I wouldn't go so far as to say we are just three years away, but I did write about how our future was revealing our past and how operating systems would become irrelevant as we began to use the Internet as our platform of choice.

But I also remember back in the mid-90's when CD-ROMs were just starting to become popular components in computers. At the time, I thought we were one the verge of having our computers merge with our entertainment systems. After all, computers could play music through CDs, monitors were quite capable of showing television, we could tune into radio off the Internet, and soon we'd be getting video from the Internet.

It has been over ten years, and computers still haven't become the staple of our entertainment systems. They are getting closer, but we're not completely there yet. The truth is, these things take time. And, as slow as we have been to ditch our receiver and replace it with a computer, businesses will take even longer.

I do agree with MacManus's date as far as Office 2.0 applications becoming viable alternatives to office suites like Microsoft Office. Web-based applications like Adobe's Buzzword are already pretty good. But businesses tend to move pretty slow, and this move is not just from one type of software to another, but from offline to online.

Heck, in 2000 I was still making tweaks to a Visual Basic 3 application that was a mission critical application for the business I worked at. Even the threat of Y2K didn't get them behind replacing the application. Many businesses tend to work with a "if it ain't broke don't fix it" mentality, which means legacy applications can take a long time to die out.
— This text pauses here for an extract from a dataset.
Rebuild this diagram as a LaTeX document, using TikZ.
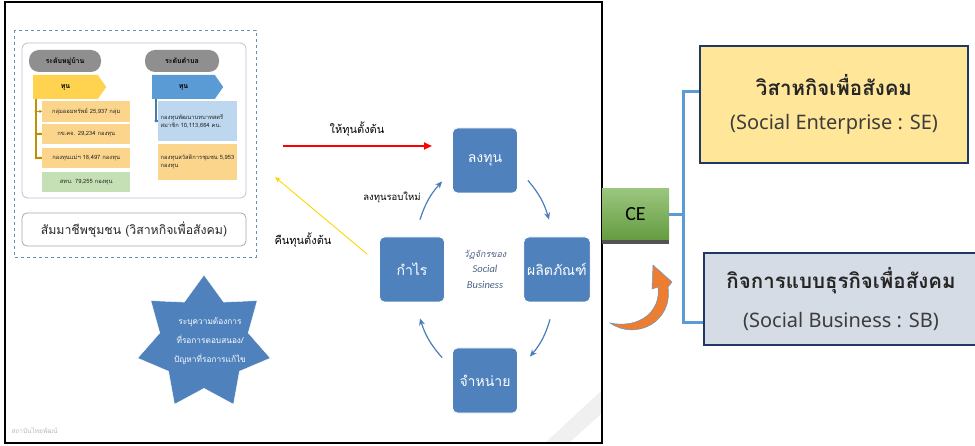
\documentclass[tikz,border=0pt]{standalone}
\usepackage{fontspec}
\setmainfont{Carlito}
\newfontfamily\thai[Script=Thai]{Loma}
\newfontfamily\latsans{Noto Sans}
\usetikzlibrary{shapes.geometric,shapes.symbols,arrows.meta,calc}
\definecolor{bluebox}{HTML}{4F81BD}
\definecolor{cycblue}{HTML}{4A7EBB}
\definecolor{goldln}{HTML}{BF9000}
\definecolor{yelarr}{HTML}{FFD34F}
\definecolor{orbox}{HTML}{FCD58C}
\definecolor{grbox}{HTML}{C5E0B4}
\definecolor{lbbox}{HTML}{BDD7EE}
\definecolor{pillgray}{HTML}{8F8F8F}
\definecolor{dashbl}{HTML}{6A8DB5}
\definecolor{innergr}{HTML}{B4C3D4}
\definecolor{sefill}{HTML}{FFE699}
\definecolor{sbfill}{HTML}{D6DCE5}
\definecolor{navyb}{HTML}{1F3864}
\definecolor{brkblue}{HTML}{5B9BD5}
\definecolor{cegreen}{HTML}{70AD47}
\definecolor{ceorange}{HTML}{ED7D31}
\definecolor{txtdark}{HTML}{262626}
\definecolor{midblue}{HTML}{5B9BD5}
\begin{document}
\begin{tikzpicture}[x=1pt,y=-1pt,
  bbox/.style={rectangle, rounded corners=5pt, fill=bluebox, draw=white, line width=0.8pt,
    minimum width=65pt, minimum height=65pt, text=white, font=\thai\fontsize{14}{16}\selectfont},
  cyc/.style={draw=cycblue, line width=1.2pt, -{Stealth[length=7pt,width=6pt]}},
  sbox/.style={rectangle, anchor=west, inner sep=2pt, text=txtdark, align=left,
    font=\thai\fontsize{5.8}{8}\selectfont},
  pill/.style={rectangle, rounded corners=10pt, fill=pillgray, minimum height=22pt,
    text=black, font=\thai\bfseries\fontsize{7}{8}\selectfont},
  tun/.style={signal, signal to=east, signal pointer angle=110, minimum height=24pt,
    text=black, font=\thai\bfseries\fontsize{7}{8}\selectfont},
  lbl/.style={text=black, font=\thai\fontsize{11}{13}\selectfont},
  dotm/.style={fill=goldln, circle, inner sep=0pt, minimum size=3pt},
  brk/.style={draw=brkblue, line width=3pt},
  bigbox/.style={rectangle, draw=navyb, line width=2.2pt, align=center, text=txtdark}
]
\useasboundingbox (0,0) rectangle (975,446);
% slide background stripe
\fill[gray!12] (545,443) -- (569,443) -- (601,414) -- (601,391) -- cycle;
% dashed frame
\draw[dashbl, dashed, line width=0.8pt] (14,30) rectangle (256,257);
\draw[innergr, rounded corners=6pt, line width=0.8pt] (22,43) rectangle (246,198);
% pills
\node[pill, minimum width=72pt] (pv) at (65,61) {ระดับหมู่บ้าน};
\node[pill, minimum width=74pt] (pt) at (182,61) {ระดับตำบล};
% tun arrows
\node[tun, fill=yelarr, minimum width=73pt] (ya) at (65.5,87) {ทุน};
\node[tun, fill=midblue, minimum width=71pt] (ba) at (183.5,87) {ทุน};
% small boxes left
\node[sbox, fill=orbox, minimum width=88pt, minimum height=21pt] (b1) at (42,111.5) {กลุ่มออมทรัพย์ 25,937 กลุ่ม};
\node[sbox, fill=orbox, minimum width=88pt, minimum height=20pt] (b2) at (42,134) {กข.คจ. 29,234 กองทุน};
\node[sbox, fill=orbox, minimum width=88pt, minimum height=20pt] (b3) at (42,158) {กองทุนแม่ฯ 18,497 กองทุน};
\node[sbox, fill=grbox, minimum width=88pt, minimum height=20pt] (b4) at (42,182) {สทบ. 79,255 กองทุน};
% right boxes
\node[sbox, fill=lbbox, minimum width=79pt, minimum height=40pt, text width=74pt] (lb) at (158,121) {กองทุนพัฒนาบทบาทสตรี\\สมาชิก 10,113,664 คน.};
\node[sbox, fill=orbox, minimum width=79pt, minimum height=36pt, text width=74pt] (ob) at (158,162) {กองทุนสวัสดิการชุมชน 5,953\\กองทุน};
% gold tree
\coordinate (gtop) at ($(ya.south west)+(3,0)$);
\draw[goldln, line width=1.4pt] (gtop) -- (gtop |- b3.west);
\foreach \b in {b1,b2,b3}{
  \draw[goldln, line width=1.2pt] (gtop |- \b.west) -- (\b.west);
  \node[dotm] at (gtop |- \b.west) {};
  \node[dotm] at ($(\b.west)+(-2,0)$) {};
}
% blue tree
\coordinate (btop) at ($(ba.south west)+(4,0)$);
\draw[midblue!80!black, line width=1.2pt] (btop) |- (lb.west);
\node[dotm, fill=midblue!80!black] at (btop |- lb.west) {};
\node[dotm, fill=midblue!80!black] at ($(lb.west)+(-2,0)$) {};
% bottom label box
\node[rectangle, rounded corners=5pt, draw=gray!70, line width=0.8pt, minimum width=224pt, minimum height=33pt,
  font=\thai\fontsize{12.3}{15}\selectfont, text=txtdark] (sm) at (134,229.5) {สัมมาชีพชุมชน (วิสาหกิจเพื่อสังคม)};
% cycle boxes
\node[bbox] (l) at (485,160.5) {ลงทุน};
\node[bbox] (p) at (557,269.5) {ผลิตภัณฑ์};
\node[bbox] (j) at (485,380.5) {จำหน่าย};
\node[bbox] (k) at (412,269.5) {กำไร};
\draw[cyc] ([shift={(8,-17)}]k.north) to[bend left=12] ([shift={(-10,-12)}]l.south west);
\draw[cyc] ([shift={(10,-13)}]l.south east) to[bend left=12] ([shift={(-8,-17)}]p.north);
\draw[cyc] ([shift={(-7,17)}]p.south) to[bend left=12] ([shift={(12,9)}]j.north east);
\draw[cyc] ([shift={(-10,10)}]j.north west) to[bend left=12] ([shift={(8,16)}]k.south);
% centre text
\node[align=center, text=navyb!80, font=\itshape\fontsize{10.5}{15.5}\selectfont] (ct) at (485,269)
  {{\thai\fontsize{9}{15.5}\selectfont วัฏจักรของ}\\Social\\Business};
% capital arrows
\coordinate (r0) at (283,146);
\coordinate (r1) at (432,146);
\draw[red, line width=2.2pt, -{Triangle[length=8pt,width=7pt]}] (r0) -- (r1);
\node[lbl] (rl) at (357,129) {ให้ทุนตั้งต้น};
\coordinate (y0) at (367,254);
\coordinate (y1) at (275,177);
\draw[yellow!75!orange, line width=0.9pt, -{Stealth[length=6pt,width=5pt]}] (y0) -- (y1);
\node[lbl] (yl) at (303,240) {คืนทุนตั้งต้น};
\node[lbl, font=\thai\fontsize{9.5}{11}\selectfont] (nl) at (392,197) {ลงทุนรอบใหม่};
% star
\node[star, star points=7, star point ratio=1.5, minimum size=136pt, inner sep=0pt, fill=bluebox, draw=white] (st) at (204,343) {};
\node[align=center, text=white, font=\thai\fontsize{8.3}{19}\selectfont] (stt) at (210,341)
  {ระบุความต้องการ\\ที่รอการตอบสนอง/\\ปัญหาที่รอการแก้ไข};
% footer
\node[text=gray!55, font=\thai\fontsize{6.5}{8}\selectfont, anchor=west] (ft) at (8,431) {สถาบันไทยพัฒน์};
% slide frame
\draw[black, line width=2.5pt] (5,2) rectangle (602,443);
% CE
\node[rectangle, minimum width=67pt, minimum height=51pt, top color=cegreen!70!white, bottom color=cegreen!90!black,
  font=\fontsize{20}{22}\selectfont, text=black] (ce) at (635.5,214.5) {CE};
\fill[gray!65!black] (ce.south west) rectangle ($(ce.south east)+(0,4)$);
% right boxes
\node[bigbox, fill=sefill, minimum width=268pt, minimum height=117pt] (se) at (834,104.5)
  {{\thai\bfseries\fontsize{20.5}{24}\selectfont วิสาหกิจเพื่อสังคม}\\[17pt]{\latsans\fontsize{20}{24}\selectfont\color{txtdark!90} (Social Enterprise : SE)}};
\node[bigbox, fill=sbfill, minimum width=274pt, minimum height=92pt] (sb) at (841,299)
  {{\thai\bfseries\fontsize{20.5}{24}\selectfont กิจการแบบธุรกิจเพื่อสังคม}\\[18pt]{\latsans\fontsize{20}{24}\selectfont\color{txtdark!90} (Social Business : SB)}};
% bracket
\coordinate (bx) at ($(ce.east)+(14,0)$);
\draw[brk] (ce.east) -- (bx);
\draw[brk] ([yshift=12.5pt]se.west) -| (bx) |- ([yshift=-24pt]sb.west);
% orange curved arrow
\fill[ceorange, draw=midblue, line width=0.5pt] (610,323) .. controls (636,341) and (673,322) .. (668,287)
  -- (672,282) -- (653,265) -- (652,289) -- (658,287) .. controls (661,311) and (640,329) .. (610,323) -- cycle;
\end{tikzpicture}
\end{document}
The key here is whether or not Microsoft wakes up and smells the coffee. They've long realized that the Internet is the operating system of the future -- that's why they pulled no punches trying to win the browser wars. Will they make a move towards a streamlined operating system built mainly for the Internet, or will they continue trying to dazzle with bells and whistles?

Comments
May 1, 2008 at 11:24 am
(1) Robert says:

Have you heard of Live Mesh? This is Microsoft’s own move away from traditional PC Windows and towards grid computing / ‘web operating systems’.